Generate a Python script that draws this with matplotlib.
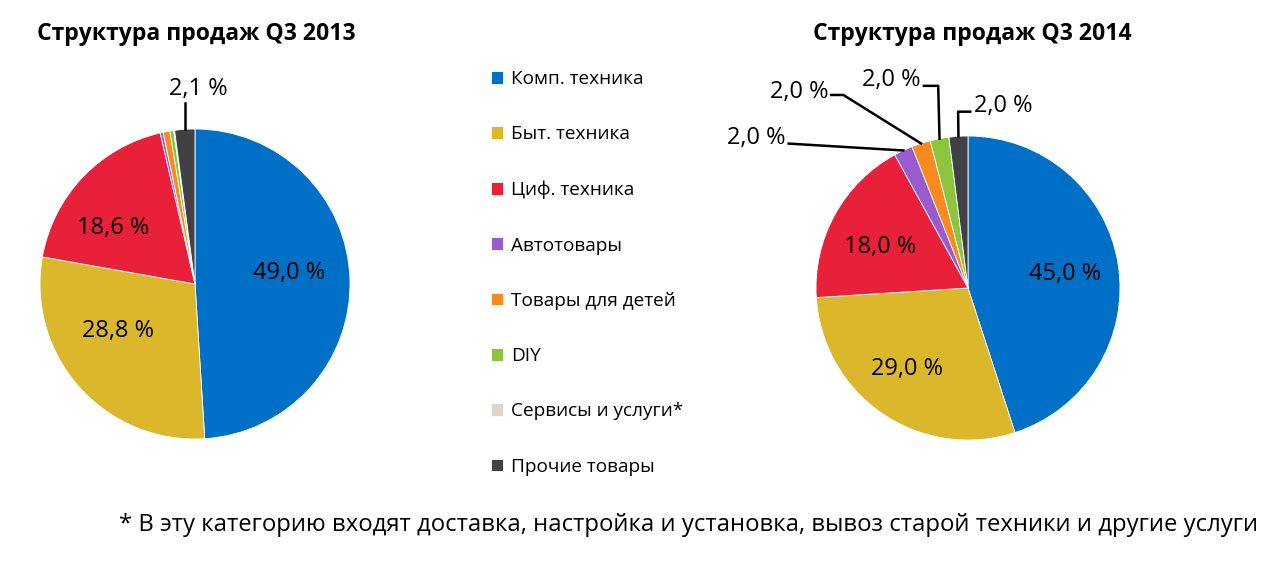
import matplotlib.pyplot as plt
import numpy as np

plt.rcParams['font.family'] = ['Open Sans', 'DejaVu Sans']

categories = ['Комп. техника', 'Быт. техника', 'Циф. техника', 'Автотовары',
              'Товары для детей', 'DIY', 'Сервисы и услуги*', 'Прочие товары']
colors = ['#0070C6', '#DBB72C', '#E8203A', '#9A5BCF', '#F88A1E', '#8CC63E', '#DDD6CA', '#404045']

share_2013 = [49.0, 28.8, 18.6, 0.3, 0.7, 0.4, 0.1, 2.1]
share_2014 = [45.0, 29.0, 18.0, 2.0, 2.0, 2.0, 0.0, 2.0]
labels_2013 = ['49,0 %', '28,8 %', '18,6 %', '', '', '', '', '2,1 %']
labels_2014 = ['45,0 %', '29,0 %', '18,0 %', '2,0 %', '2,0 %', '2,0 %', '', '2,0 %']

W, H = 1263, 561
fig = plt.figure(figsize=(12.63, 5.61), dpi=100)


def pie_axes(cx, cy, r):
    return fig.add_axes([(cx - r) / W, (H - cy - r) / H, 2 * r / W, 2 * r / H])


def edge(w):
    a = np.deg2rad((w.theta1 + w.theta2) / 2)
    return np.cos(a), np.sin(a)


fs_lab = 17
lw_lead = 1.8

# 2013
ax1 = pie_axes(195, 284, 155)
w1, _ = ax1.pie(share_2013, colors=colors, startangle=90, counterclock=False,
                wedgeprops=dict(edgecolor='white', linewidth=0.6))
ax1.set_xlim(-1, 1); ax1.set_ylim(-1, 1); ax1.set_aspect('equal')
inner1 = {0: (0.61, 0.07), 1: (-0.50, -0.30), 2: (-0.53, 0.36)}
for i, (x, y) in inner1.items():
    ax1.text(x, y, labels_2013[i], ha='center', va='center', fontsize=fs_lab)
ex, ey = edge(w1[7])
ax1.plot([ex, ex], [ey, 1.17], color='black', lw=lw_lead, clip_on=False)
ax1.text(0.02, 1.18, labels_2013[7], ha='center', va='bottom', fontsize=fs_lab)
fig.text(37 / W, 1 - 34 / H, 'Структура продаж Q3 2013', ha='left', va='center',
         fontsize=16.6, fontweight='bold')

# 2014
ax2 = pie_axes(968, 288, 152)
w2, _ = ax2.pie(share_2014, colors=colors, startangle=90, counterclock=False,
                wedgeprops=dict(edgecolor='white', linewidth=0.6))
ax2.set_xlim(-1, 1); ax2.set_ylim(-1, 1); ax2.set_aspect('equal')
inner2 = {0: (0.64, 0.09), 1: (-0.40, -0.53), 2: (-0.58, 0.27)}
for i, (x, y) in inner2.items():
    ax2.text(x, y, labels_2014[i], ha='center', va='center', fontsize=fs_lab)

# leader lines: (slice, path points after the wedge edge, text anchor, ha)
leaders = [
    (7, [(-0.065, 1.16), (0.015, 1.16)], (0.04, 1.20), 'left'),
    (5, [(-0.196, 1.33), (-0.29, 1.33)], (-0.31, 1.37), 'right'),
    (4, [(-0.82, 1.27), (-0.90, 1.27)], (-0.92, 1.29), 'right'),
    (3, [(-1.18, 0.95)], (-1.20, 0.99), 'right'),
]
for i, pts, (tx, ty), ha in leaders:
    ex, ey = edge(w2[i])
    xs = [ex] + [p[0] for p in pts]
    ys = [ey] + [p[1] for p in pts]
    ax2.plot(xs, ys, color='black', lw=lw_lead, clip_on=False)
    ax2.text(tx, ty, labels_2014[i], ha=ha, va='center', fontsize=fs_lab)
fig.text(972 / W, 1 - 34 / H, 'Структура продаж Q3 2014', ha='center', va='center',
         fontsize=16.6, fontweight='bold')

# legend
fig.legend(w1, categories, loc='upper left', bbox_to_anchor=(474 / W, 1 - 53 / H),
           frameon=False, fontsize=13.7, handlelength=0.65, handleheight=0.65,
           handletextpad=0.4, labelspacing=1.96)

fig.text(1258 / W, 1 - 525 / H,
         '* В эту категорию входят доставка, настройка и установка, вывоз старой техники и другие услуги',
         ha='right', va='center', fontsize=17.2)

fig.savefig('out.png', dpi=100)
..............................
**CHALLENGE:** The lines from the start of the data through the line that contains "lw_lead = 1.8" are to be returned exactly, please, with both ends included and every picture left out.

**THE REPLY:**
Generate a Python script that draws this with matplotlib.
import matplotlib.pyplot as plt
import numpy as np

plt.rcParams['font.family'] = ['Open Sans', 'DejaVu Sans']

categories = ['Комп. техника', 'Быт. техника', 'Циф. техника', 'Автотовары',
              'Товары для детей', 'DIY', 'Сервисы и услуги*', 'Прочие товары']
colors = ['#0070C6', '#DBB72C', '#E8203A', '#9A5BCF', '#F88A1E', '#8CC63E', '#DDD6CA', '#404045']

share_2013 = [49.0, 28.8, 18.6, 0.3, 0.7, 0.4, 0.1, 2.1]
share_2014 = [45.0, 29.0, 18.0, 2.0, 2.0, 2.0, 0.0, 2.0]
labels_2013 = ['49,0 %', '28,8 %', '18,6 %', '', '', '', '', '2,1 %']
labels_2014 = ['45,0 %', '29,0 %', '18,0 %', '2,0 %', '2,0 %', '2,0 %', '', '2,0 %']

W, H = 1263, 561
fig = plt.figure(figsize=(12.63, 5.61), dpi=100)


def pie_axes(cx, cy, r):
    return fig.add_axes([(cx - r) / W, (H - cy - r) / H, 2 * r / W, 2 * r / H])


def edge(w):
    a = np.deg2rad((w.theta1 + w.theta2) / 2)
    return np.cos(a), np.sin(a)


fs_lab = 17
lw_lead = 1.8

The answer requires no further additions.